Rows from a dataset of charts and code
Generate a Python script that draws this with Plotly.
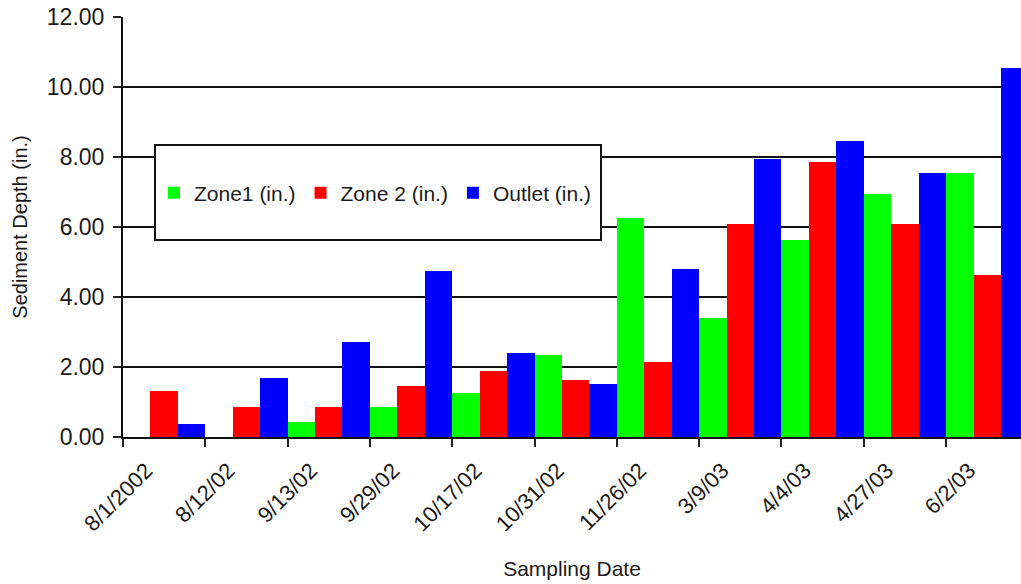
import plotly.graph_objects as go

dates = ["8/1/2002", "8/12/02", "9/13/02", "9/29/02", "10/17/02", "10/31/02",
         "11/26/02", "3/9/03", "4/4/03", "4/27/03", "6/2/03"]
zone1 = [0.0, 0.0, 0.42, 0.85, 1.25, 2.34, 6.25, 3.39, 5.63, 6.93, 7.55]
zone2 = [1.31, 0.85, 0.85, 1.47, 1.89, 1.62, 2.14, 6.10, 7.87, 6.10, 4.64]
outlet = [0.37, 1.68, 2.71, 4.75, 2.41, 1.51, 4.79, 7.93, 8.46, 7.55, 10.53]

FONT = "Liberation Sans, Arial, sans-serif"
TXT = "#1a1a1a"

fig = go.Figure()
fig.add_trace(go.Bar(x=dates, y=zone1, name="Zone1 (in.)", marker=dict(color="#00ff00", line=dict(width=0))))
fig.add_trace(go.Bar(x=dates, y=zone2, name="Zone 2 (in.)", marker=dict(color="#ff0000", line=dict(width=0))))
fig.add_trace(go.Bar(x=dates, y=outlet, name="Outlet (in.)", marker=dict(color="#0000ff", line=dict(width=0))))

PW, PH = 898, 420

fig.update_layout(
    width=1021, height=584,
    margin=dict(l=123, r=0, t=17, b=147, autoexpand=False),
    paper_bgcolor="white", plot_bgcolor="white",
    barmode="group", bargap=0, bargroupgap=0,
    font=dict(family=FONT, color=TXT, size=21),
    showlegend=True,
    legend=dict(orientation="h", x=(154 - 123) / PW, xanchor="left",
                y=1 - (193 - 17) / PH, yanchor="middle",
                bgcolor="rgba(0,0,0,0)", borderwidth=0,
                font=dict(family=FONT, size=21, color=TXT), traceorder="normal"),
    shapes=[dict(type="rect", xref="paper", yref="paper",
                 x0=(155 - 123) / PW, x1=(601 - 123) / PW,
                 y0=1 - (240 - 17) / PH, y1=1 - (145 - 17) / PH,
                 line=dict(color="#111111", width=2), fillcolor="white", layer="above")],
)

fig.update_xaxes(
    type="category", range=[-0.5, 10.41], tickson="boundaries", automargin=False,
    ticks="outside", ticklen=8, tickwidth=2, tickcolor="#222222",
    showline=True, linecolor="#111111", linewidth=2,
    showgrid=False, tickangle=-45, ticklabelshift=-18, ticklabelstandoff=10,
    tickfont=dict(family=FONT, size=22, color=TXT),
    title=dict(text="Sampling Date", font=dict(family=FONT, size=21, color=TXT), standoff=26),
)
fig.update_yaxes(
    range=[0, 12], dtick=2, tickformat=".2f", automargin=False,
    ticks="outside", ticklen=8, tickwidth=2, tickcolor="#222222",
    showline=True, linecolor="#111111", linewidth=2,
    showgrid=True, gridcolor="#111111", gridwidth=1.5,
    zeroline=False, ticklabelstandoff=4,
    tickfont=dict(family=FONT, size=23, color=TXT),
    title=dict(text="Sediment Depth (in.)", font=dict(family=FONT, size=20, color=TXT), standoff=14),
)

fig.write_html("out.html", config={"displayModeBar": False},
               post_script="document.body.style.margin='0';document.body.style.overflow='hidden';")
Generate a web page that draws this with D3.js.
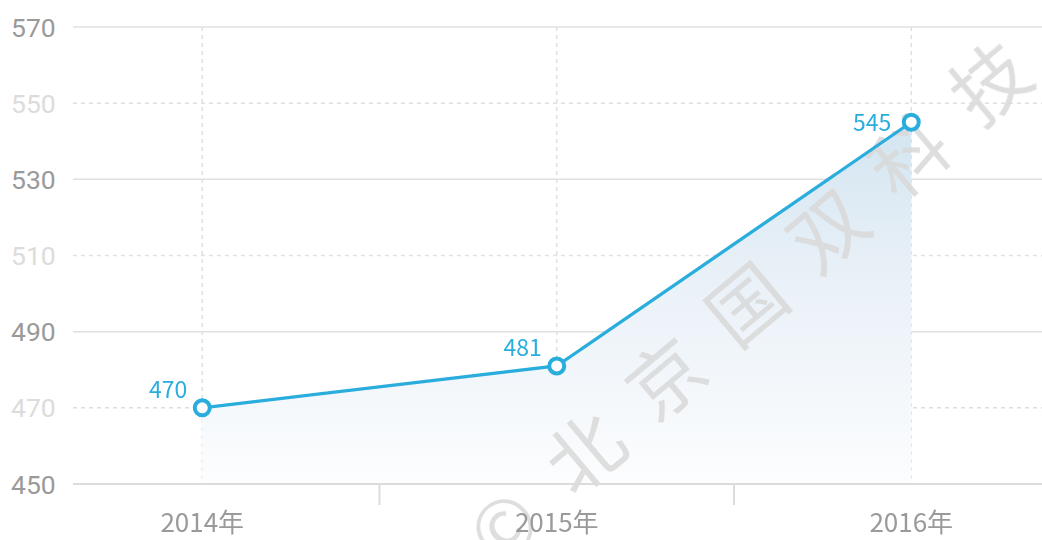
<!DOCTYPE html>
<meta charset="utf-8">
<style>
body { margin: 0; background: #fff; }
svg { font-family: "Noto Sans CJK SC", "Noto Sans", sans-serif; }
</style>
<body>
<svg width="1042" height="540"></svg>
<script src="https://cdn.jsdelivr.net/npm/d3@7"></script>
<script>

var years = ["2014年", "2015年", "2016年"];
var values = [470, 481, 545];
var yTicks = [450, 470, 490, 510, 530, 550, 570];
var watermark = "©北京国双科技";

var svg = d3.select("svg"),
    width = +svg.attr("width"),
    height = +svg.attr("height");

var gridLeft = 73, gridRight = 1042;

var x = d3.scaleBand().domain(years).range([25, 1088.5]);
var y = d3.scaleLinear().domain([450, 570]).range([484, 27]);

function cx(d) { return x(d) + x.bandwidth() / 2; }

// gradient for area
var defs = svg.append("defs");
var grad = defs.append("linearGradient")
    .attr("id", "areaGrad")
    .attr("gradientUnits", "userSpaceOnUse")
    .attr("x1", 0).attr("y1", y(545)).attr("x2", 0).attr("y2", y(450));
grad.append("stop").attr("offset", "0%").attr("stop-color", "#d3e5f1");
grad.append("stop").attr("offset", "40%").attr("stop-color", "#e8f0f7");
grad.append("stop").attr("offset", "100%").attr("stop-color", "#fcfdfe");

// horizontal grid
svg.append("g").selectAll("line")
  .data(yTicks)
  .enter().append("line")
    .attr("x1", gridLeft).attr("x2", gridRight)
    .attr("y1", function(d) { return y(d); })
    .attr("y2", function(d) { return y(d); })
    .attr("stroke", "#e0e0e0")
    .attr("stroke-width", 1.5)
    .attr("stroke-dasharray", function(d) { return (d - 450) % 40 === 0 ? null : "4,4"; });

// vertical dashed grid
svg.append("g").selectAll("line")
  .data(years)
  .enter().append("line")
    .attr("x1", cx).attr("x2", cx)
    .attr("y1", y(570)).attr("y2", y(450))
    .attr("stroke", "#e0e0e0")
    .attr("stroke-width", 1.5)
    .attr("stroke-dasharray", "4,4");

// y labels
svg.append("g").selectAll("text")
  .data(yTicks)
  .enter().append("text")
    .attr("x", 11)
    .attr("y", function(d) { return y(d); })
    .attr("dy", "0.36em")
    .style("font-family", "Roboto, 'Noto Sans', sans-serif")
    .style("font-size", "26.5px")
    .attr("fill", function(d) { return (d - 450) % 40 === 0 ? "#9a9a9a" : "#dcdcdc"; })
    .text(function(d) { return d; });

// area + line
var pts = years.map(function(d, i) { return [cx(d), y(values[i])]; });

svg.append("path")
    .datum(pts)
    .attr("fill", "url(#areaGrad)")
    .attr("d", d3.area().x(function(d) { return d[0]; }).y0(y(450)).y1(function(d) { return d[1]; }));

// watermark
var wm = svg.append("g").attr("fill", "#d9d9d9").attr("opacity", 0.85);
wm.selectAll("text")
  .data(watermark.split(""))
  .enter().append("text")
    .attr("transform", function(d, i) {
      var px = 505 + i * 81, py = 528 - i * 74;
      return "translate(" + px + "," + py + ") rotate(-40)";
    })
    .attr("text-anchor", "middle")
    .attr("dy", "0.35em")
    .style("font-size", "76px")
    .text(function(d) { return d; });

// x axis
svg.append("line")
    .attr("x1", gridLeft).attr("x2", gridRight)
    .attr("y1", y(450)).attr("y2", y(450))
    .attr("stroke", "#dcdcdc").attr("stroke-width", 2);

svg.append("g").selectAll("line")
  .data(years.slice(1))
  .enter().append("line")
    .attr("x1", function(d) { return x(d); }).attr("x2", function(d) { return x(d); })
    .attr("y1", y(450)).attr("y2", y(450) + 21)
    .attr("stroke", "#dcdcdc").attr("stroke-width", 2);

svg.append("g").selectAll("text")
  .data(years)
  .enter().append("text")
    .attr("x", cx)
    .attr("y", 532)
    .attr("text-anchor", "middle")
    .style("font-size", "26px")
    .attr("fill", "#9a9a9a")
    .text(function(d) { return d; });

svg.append("path")
    .datum(pts)
    .attr("fill", "none")
    .attr("stroke", "#2aaddd")
    .attr("stroke-width", 3.2)
    .attr("d", d3.line());

svg.append("g").selectAll("circle")
  .data(pts)
  .enter().append("circle")
    .attr("cx", function(d) { return d[0]; })
    .attr("cy", function(d) { return d[1]; })
    .attr("r", 7.5)
    .attr("fill", "#fff")
    .attr("stroke", "#2aaddd")
    .attr("stroke-width", 4);

// value labels: above-left, or beside the point when near the top
svg.append("g").selectAll("text")
  .data(values)
  .enter().append("text")
    .attr("x", function(d, i) { return pts[i][0] - (pts[i][1] < 150 ? 20 : 15); })
    .attr("y", function(d, i) { return pts[i][1] < 150 ? pts[i][1] + 9 : pts[i][1] - 10; })
    .attr("text-anchor", "end")
    .style("font-size", "23px")
    .attr("fill", "#2aaddd")
    .text(function(d) { return d; });

</script>
</body>
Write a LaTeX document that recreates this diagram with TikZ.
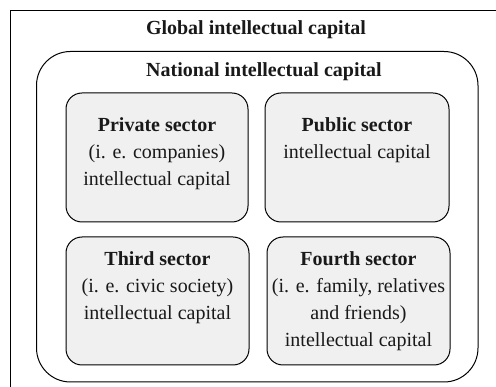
\documentclass[tikz,border=0pt]{standalone}
\usepackage{fontspec}
\setmainfont{Liberation Serif}
\begin{document}
\begin{tikzpicture}[x=1pt,y=-1pt,
  frameline/.style={line width=1pt, draw=black},
  natbox/.style={frameline, rounded corners=34pt},
  secbox/.style={frameline, fill=gray!12, rounded corners=16pt},
  txt/.style={align=center, font=\fontsize{20}{27}\selectfont, text=black!90, inner sep=0pt},
  ttl/.style={font=\fontsize{20}{24}\bfseries\selectfont, text=black!90, inner sep=0pt}]
\useasboundingbox (0,0) rectangle (496,387);
% outer (cropped) frame
\coordinate (gtr) at (496,10.5);
\coordinate (gtl) at (10.5,10.5);
\coordinate (gbl) at (10.5,387);
\draw[frameline] (gtr) -- (gtl) -- (gbl);
\node[ttl] (global) at (256,30) {Global intellectual capital};
% national box
\draw[natbox] (36.5,51.5) rectangle (478,382);
\node[ttl] (national) at (264,72) {National intellectual capital};
% sector boxes
\draw[secbox] (66,93) rectangle (248,222);
\draw[secbox] (265,93) rectangle (449,222);
\draw[secbox] (66,237) rectangle (249,365);
\draw[secbox] (267,237) rectangle (450,365);
\node[txt] (priv) at (157,154) {\textbf{Private sector}\\(i. e. companies)\\intellectual capital};
\node[txt] (pub) at (357,140) {\textbf{Public sector}\\intellectual capital};
\node[txt] (third) at (157.5,287.5) {\textbf{Third sector}\\(i. e. civic society)\\intellectual capital};
\node[txt] (fourth) at (358.5,301) {\textbf{Fourth sector}\\(i. e. family, relatives\\and friends)\\intellectual capital};
\end{tikzpicture}
\end{document}
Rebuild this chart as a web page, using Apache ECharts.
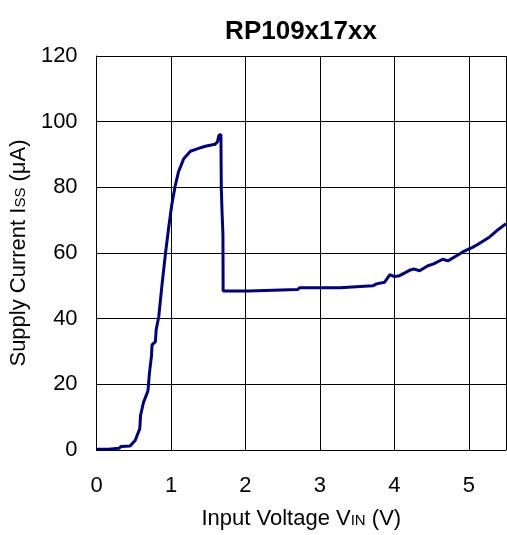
<!DOCTYPE html>
<html><head><meta charset="utf-8">
<script src="https://cdn.jsdelivr.net/npm/echarts@6/dist/echarts.min.js"></script>
<style>html,body{margin:0;padding:0;background:#fff}#c{width:507px;height:535px}</style>
</head><body><div id="c"></div>
<script>
const title = 'RP109x17xx';
const xTicks = [0, 1, 2, 3, 4, 5];
const yTicks = [0, 20, 40, 60, 80, 100, 120];
const vin = [0.00,0.16,0.18,0.30,0.33,0.45,0.48,0.52,0.545,0.58,0.59,0.63,0.69,0.71,0.737,0.745,0.79,0.80,0.835,0.88,0.924,0.968,1.01,1.058,1.10,1.17,1.26,1.35,1.46,1.59,1.625,1.64,1.67,1.675,1.685,1.697,1.70,2.04,2.06,2.70,2.73,3.27,3.28,3.71,3.76,3.87,3.94,4.00,4.07,4.21,4.27,4.34,4.45,4.52,4.65,4.72,4.87,4.94,5.05,5.12,5.28,5.37,5.50];
const iss = [0.2,0.2,0.5,0.5,1.1,1.2,2.0,3.0,4.5,6.5,10.5,14.5,18.0,23.5,28.6,32.0,33.0,36.6,40.6,50.6,59.6,67.7,74.7,80.7,84.7,88.7,91.0,91.7,92.5,93.1,93.9,95.7,96.2,80.0,72.7,65.6,48.4,48.4,48.9,48.9,49.4,49.4,50.0,50.0,50.6,51.1,53.4,52.8,53.1,54.8,55.1,54.6,56.1,56.6,58.1,57.6,59.6,60.6,61.7,62.6,64.9,66.7,68.9];
const points = vin.map((v, i) => [v, iss[i]]);
const chart = echarts.init(document.getElementById('c'), null, {renderer: 'canvas'});
const font = 'Liberation Sans, Arial, sans-serif';
chart.setOption({
  animation: false,
  title: {text: title, left: 296, top: 14, textAlign: 'center',
    textStyle: {fontFamily: font, fontSize: 26, fontWeight: 'bold', color: '#000'}},
  grid: {left: 96, right: 1, top: 56, bottom: 80},
  xAxis: {type: 'value', min: 0, max: 5.5, interval: 1,
    axisLine: {show: true, lineStyle: {color: '#000', width: 1}},
    axisTick: {show: false},
    splitLine: {show: true, lineStyle: {color: '#000', width: 1}},
    axisLabel: {fontFamily: font, fontSize: 22, color: '#000', margin: 25, showMaxLabel: false,
      formatter: v => xTicks.includes(v) ? String(v) : ''},
    name: '{n|Input Voltage V}{s|IN}{n| (V)}', nameLocation: 'middle', nameGap: 58,
    nameTextStyle: {rich: {n: {fontFamily: font, fontSize: 22, color: '#000'}, s: {fontFamily: font, fontSize: 15, color: '#000', padding: [3, 0, 0, 0]}}}
  },
  yAxis: {type: 'value', min: 0, max: 120, interval: 20,
    axisLine: {show: true, lineStyle: {color: '#000', width: 1}},
    axisTick: {show: false},
    splitLine: {show: true, lineStyle: {color: '#000', width: 1}},
    axisLabel: {fontFamily: font, fontSize: 22, color: '#000', margin: 19,
      formatter: v => yTicks.includes(v) ? String(v) : ''},
    name: '{n|Supply Current I}{s|SS}{n| (μA)}', nameLocation: 'middle', nameGap: 60,
    nameTextStyle: {rich: {n: {fontFamily: font, fontSize: 22, color: '#000'}, s: {fontFamily: font, fontSize: 15, color: '#000', padding: [3, 0, 0, 0]}}}
  },
  series: [{type: 'line', data: points, showSymbol: false, smooth: false,
    lineStyle: {color: '#000080', width: 3}, itemStyle: {color: '#000080'}}]
});
</script></body></html>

## Work to be completed
Transcribe exactly, with no pictures, the lines running from the first line of the material through the line holding "PW, PH = 898, 420".

## Exercise output
Generate a Python script that draws this with Plotly.
import plotly.graph_objects as go

dates = ["8/1/2002", "8/12/02", "9/13/02", "9/29/02", "10/17/02", "10/31/02",
         "11/26/02", "3/9/03", "4/4/03", "4/27/03", "6/2/03"]
zone1 = [0.0, 0.0, 0.42, 0.85, 1.25, 2.34, 6.25, 3.39, 5.63, 6.93, 7.55]
zone2 = [1.31, 0.85, 0.85, 1.47, 1.89, 1.62, 2.14, 6.10, 7.87, 6.10, 4.64]
outlet = [0.37, 1.68, 2.71, 4.75, 2.41, 1.51, 4.79, 7.93, 8.46, 7.55, 10.53]

FONT = "Liberation Sans, Arial, sans-serif"
TXT = "#1a1a1a"

fig = go.Figure()
fig.add_trace(go.Bar(x=dates, y=zone1, name="Zone1 (in.)", marker=dict(color="#00ff00", line=dict(width=0))))
fig.add_trace(go.Bar(x=dates, y=zone2, name="Zone 2 (in.)", marker=dict(color="#ff0000", line=dict(width=0))))
fig.add_trace(go.Bar(x=dates, y=outlet, name="Outlet (in.)", marker=dict(color="#0000ff", line=dict(width=0))))

PW, PH = 898, 420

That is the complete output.